According to the legal equality principle, we should all be treated equally by the law. But do you treat yourself as an equal to others? Do you truly feel that you are no better and no worse than other people? Do you enjoy emotional equality? Watching how my 9-year-old son is constantly comparing himself to other kids in spite of the fact that I keep reminding him to focus on his own improvement, I realise that emotional equality is not instinctive, it has to be learned, developed, and mastered. Once mastered, it is liberating.

As discussed in the previous blog post, in Episode 5 of Beautiful Ghosts we talked about how one of the conditions to embrace vulnerability is being okay with who you are (YouTube). Understanding and feeling that no one is better than you and you are better than no one. However, this is easier said than done as several factors conspire against emotional equality. First, we are biologically wired to be status seekers because in the animal world, higher status means higher reproductive success. Second, we have a strong sense of fairness which means when we see that others have more, we feel it is unfair.

As status is wired into us, we will quickly defer and treat as superior people in positions of authority, that have more money, or that have achieved in a particular area. In our eyes, they are more successful and are better than we are. Humans are wired to defer to people that we perceive have higher status. In addition, we also feel it is unfair that other people have more than we do and develop negative emotions in that respect. It is difficult not to feel inferior or worse than others, that “no one is better than you”.

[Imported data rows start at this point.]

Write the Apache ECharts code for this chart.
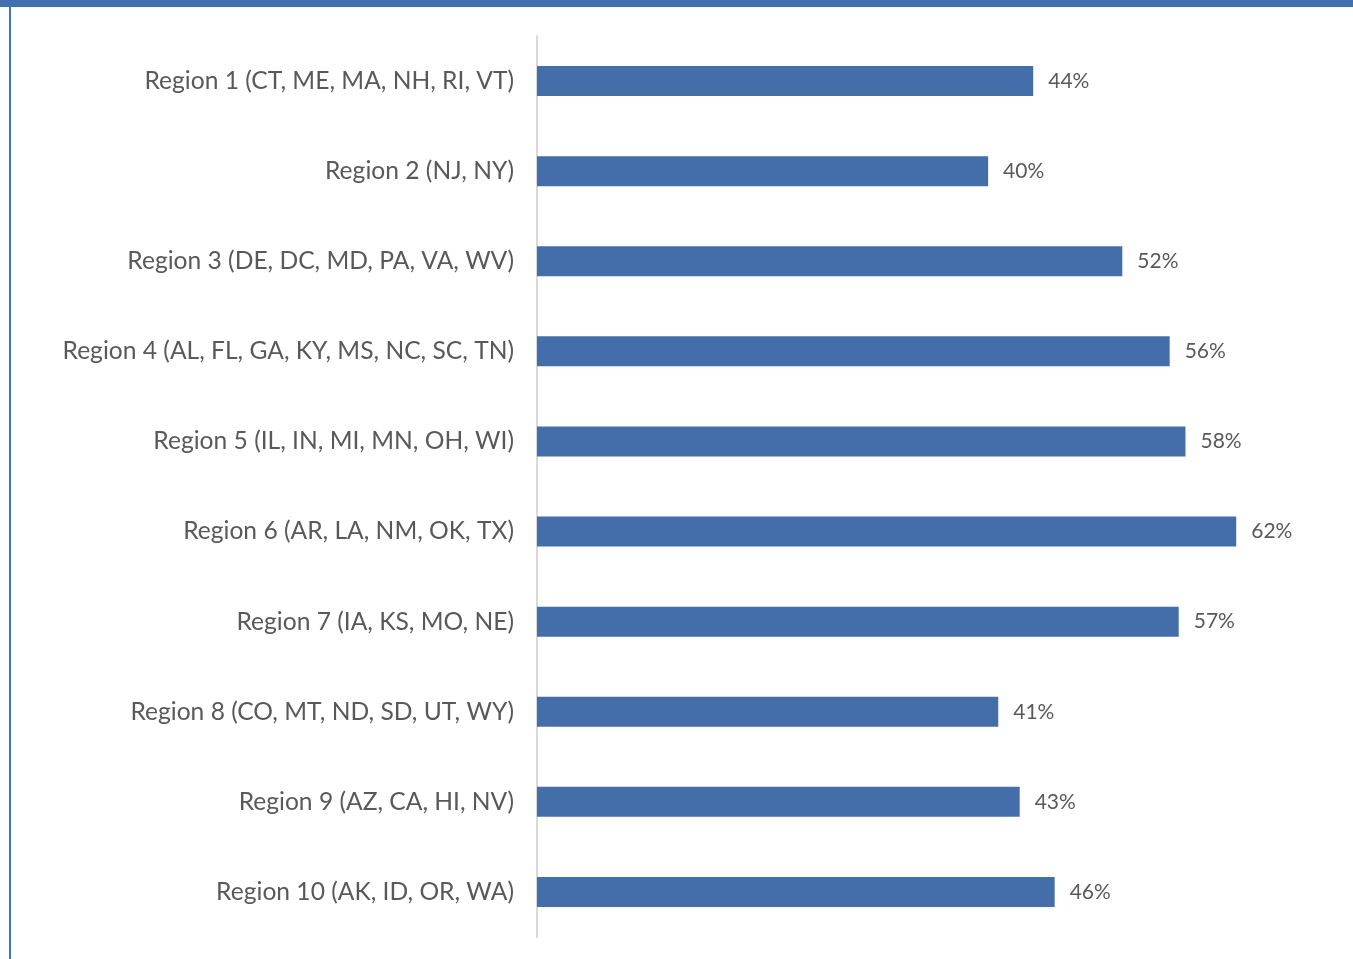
<!DOCTYPE html>
<html><head><meta charset="utf-8">
<script src="https://cdn.jsdelivr.net/npm/echarts@6/dist/echarts.min.js"></script>
<style>html,body{margin:0;padding:0;background:#fff}#c{width:1353px;height:959px}</style>
</head><body><div id="c"></div>
<script>
const categories = [
  'Region 1 (CT, ME, MA, NH, RI, VT)',
  'Region 2 (NJ, NY)',
  'Region 3 (DE, DC, MD, PA, VA, WV)',
  'Region 4 (AL, FL, GA, KY, MS, NC, SC, TN)',
  'Region 5 (IL, IN, MI, MN, OH, WI)',
  'Region 6 (AR, LA, NM, OK, TX)',
  'Region 7 (IA, KS, MO, NE)',
  'Region 8 (CO, MT, ND, SD, UT, WY)',
  'Region 9 (AZ, CA, HI, NV)',
  'Region 10 (AK, ID, OR, WA)'
];
const values = [44.0, 40.0, 51.9, 56.1, 57.5, 62.0, 56.9, 40.9, 42.8, 45.9];

const chart = echarts.init(document.getElementById('c'), null, {renderer: 'canvas'});
const font = 'Lato, "Noto Sans", sans-serif';
chart.setOption({
  animation: false,
  graphic: [
    {type: 'rect', shape: {x: 0, y: 0, width: 1353, height: 7}, style: {fill: '#426FAD'}},
    {type: 'rect', shape: {x: 9, y: 7, width: 2, height: 952}, style: {fill: '#4472C4'}}
  ],
  grid: {left: 537, top: 36, width: 812, height: 901, containLabel: false},
  xAxis: {type: 'value', min: 0, max: 72, show: false},
  yAxis: {
    type: 'category', data: categories, inverse: true,
    axisLine: {show: true, lineStyle: {color: '#D9D9D9', width: 2}},
    axisTick: {show: false},
    axisLabel: {color: '#595959', fontSize: 24.6, fontFamily: font, margin: 23}
  },
  series: [{
    type: 'bar', data: values, barWidth: 30,
    itemStyle: {color: '#436EAA'},
    label: {show: true, position: 'right', distance: 15, color: '#595959', fontSize: 21, fontFamily: font,
      formatter: p => Math.round(p.value) + '%'}
  }]
});
</script></body></html>
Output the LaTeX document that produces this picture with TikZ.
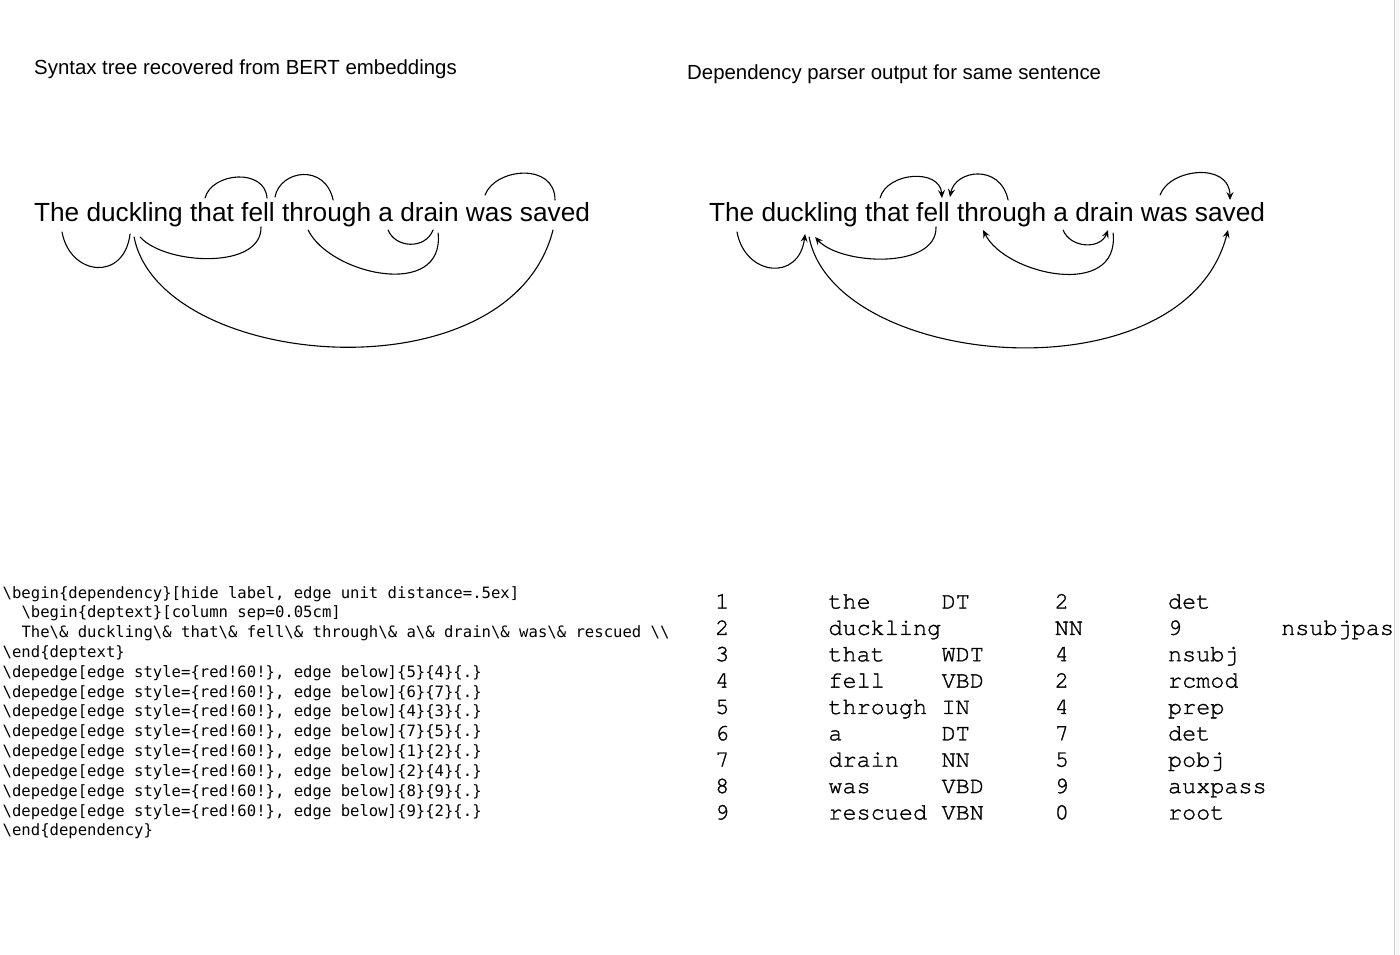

This same instinct for status-seeking will constantly drive us to want to prove that we are better than others. Think of the primate alpha male throwing his weight around and imposing his status and females also behaving in similar ways. Primates are structured in ranks. And I tell you, I’ve had my fair share of working with alphas obsessed with trying to impose themselves. We associate positive emotions to being better than others. Businesses and advertising take advantage of this and are constantly selling “status”. Think about how successful people are treated with such adulation in the media and it is difficult not to want to be one of them. It is difficult not to want to be better than others, to accept that “you are better than no one”. Unfortunately, we spend our lives chasing this carrot.

How do you achieve emotional equality? Is it possible? It is. Yes, other people can be better looking, have more money, and be more successful, but they are not better. They have 20,000 genes, you have 20,000 genes. No matter in which situation you were born or in which situation you are now, you are here to do your best, to enjoy your time, to try things, make mistakes and learn. We are all in the same path. From a big picture perspective, we live in a universe with trillions of stars with a destiny in which humans have little or no role to play. Don’t take life so seriously. Yes, try your best, work hard, and learn. But most importantly enjoy the process, embrace vulnerability, and treat everyone, including yourself, as an equal. Because no one is better than you and you are better than no one. It is true.